### Data for processing
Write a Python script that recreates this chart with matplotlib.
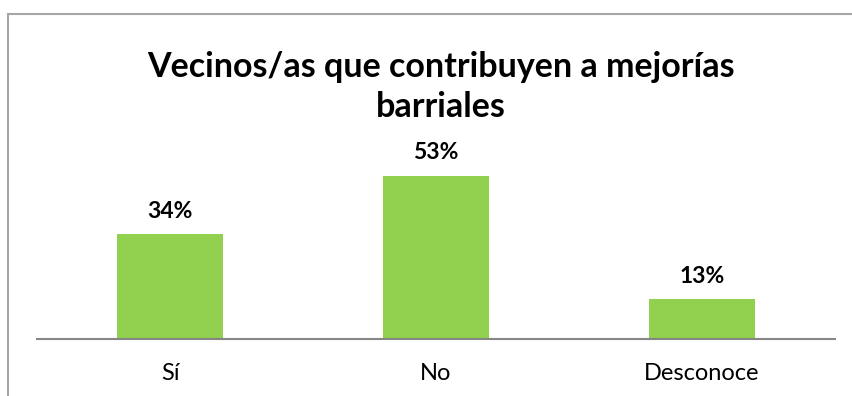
import matplotlib.pyplot as plt
from matplotlib.lines import Line2D

categories = ['Sí', 'No', 'Desconoce']
values = [34, 53, 13]
labels = ['34%', '53%', '13%']

plt.rcParams['font.family'] = ['Lato', 'DejaVu Sans']

W, H = 852, 396
fig = plt.figure(figsize=(W / 100, H / 100), dpi=100)

# outer chart border (right and bottom edges fall outside the picture)
fig.add_artist(Line2D([8 / W, 8 / W], [0, 1 - 14 / H], color='#a6a6a6', lw=1.5))
fig.add_artist(Line2D([8 / W, 1], [1 - 14 / H, 1 - 14 / H], color='#a6a6a6', lw=1.5))

ax = fig.add_axes([37 / W, 57 / H, 798 / W, 189 / H])
x = range(len(categories))
ax.bar(x, values, width=0.395, color='#92D050')
ax.set_xlim(-0.5, 2.5)
ax.set_ylim(0, 189 / 3.08)

for xi, v, lab in zip(x, values, labels):
    ax.text(xi, v + 4, lab, ha='center', va='bottom', fontsize=16.5, fontweight='bold')

ax.set_xticks(list(x))
ax.set_xticklabels(categories, fontsize=17)
ax.tick_params(axis='x', length=0, pad=17)
ax.set_yticks([])
for s in ['top', 'right', 'left']:
    ax.spines[s].set_visible(False)
ax.spines['bottom'].set_color('#868686')
ax.spines['bottom'].set_linewidth(1.5)

fig.text(441 / W, 1 - 87 / H, 'Vecinos/as que contribuyen a mejorías\nbarriales',
         ha='center', va='center', fontsize=24.5, fontweight='bold', linespacing=1.3)

fig.savefig('out.png', dpi=100)
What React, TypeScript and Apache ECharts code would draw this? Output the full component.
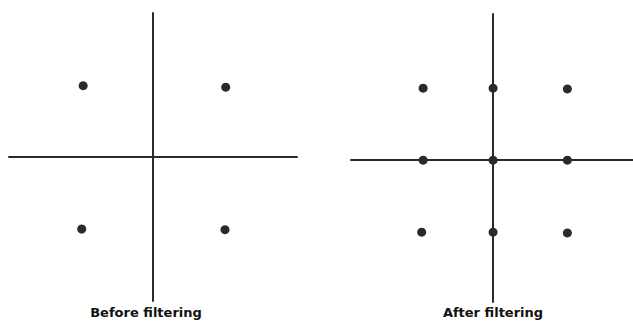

### Task to complete
Copy each line in full and exactly, omitting any picture.

### Exercise output
Write a Python script that recreates this chart with matplotlib.
import matplotlib.pyplot as plt
from matplotlib.lines import Line2D

categories = ['Sí', 'No', 'Desconoce']
values = [34, 53, 13]
labels = ['34%', '53%', '13%']

plt.rcParams['font.family'] = ['Lato', 'DejaVu Sans']

W, H = 852, 396
fig = plt.figure(figsize=(W / 100, H / 100), dpi=100)

# outer chart border (right and bottom edges fall outside the picture)
fig.add_artist(Line2D([8 / W, 8 / W], [0, 1 - 14 / H], color='#a6a6a6', lw=1.5))
fig.add_artist(Line2D([8 / W, 1], [1 - 14 / H, 1 - 14 / H], color='#a6a6a6', lw=1.5))

ax = fig.add_axes([37 / W, 57 / H, 798 / W, 189 / H])
x = range(len(categories))
ax.bar(x, values, width=0.395, color='#92D050')
ax.set_xlim(-0.5, 2.5)
ax.set_ylim(0, 189 / 3.08)

for xi, v, lab in zip(x, values, labels):
    ax.text(xi, v + 4, lab, ha='center', va='bottom', fontsize=16.5, fontweight='bold')

ax.set_xticks(list(x))
ax.set_xticklabels(categories, fontsize=17)
ax.tick_params(axis='x', length=0, pad=17)
ax.set_yticks([])
for s in ['top', 'right', 'left']:
    ax.spines[s].set_visible(False)
ax.spines['bottom'].set_color('#868686')
ax.spines['bottom'].set_linewidth(1.5)

fig.text(441 / W, 1 - 87 / H, 'Vecinos/as que contribuyen a mejorías\nbarriales',
         ha='center', va='center', fontsize=24.5, fontweight='bold', linespacing=1.3)

fig.savefig('out.png', dpi=100)
What React, TypeScript and Apache ECharts code would draw this? Output the full component.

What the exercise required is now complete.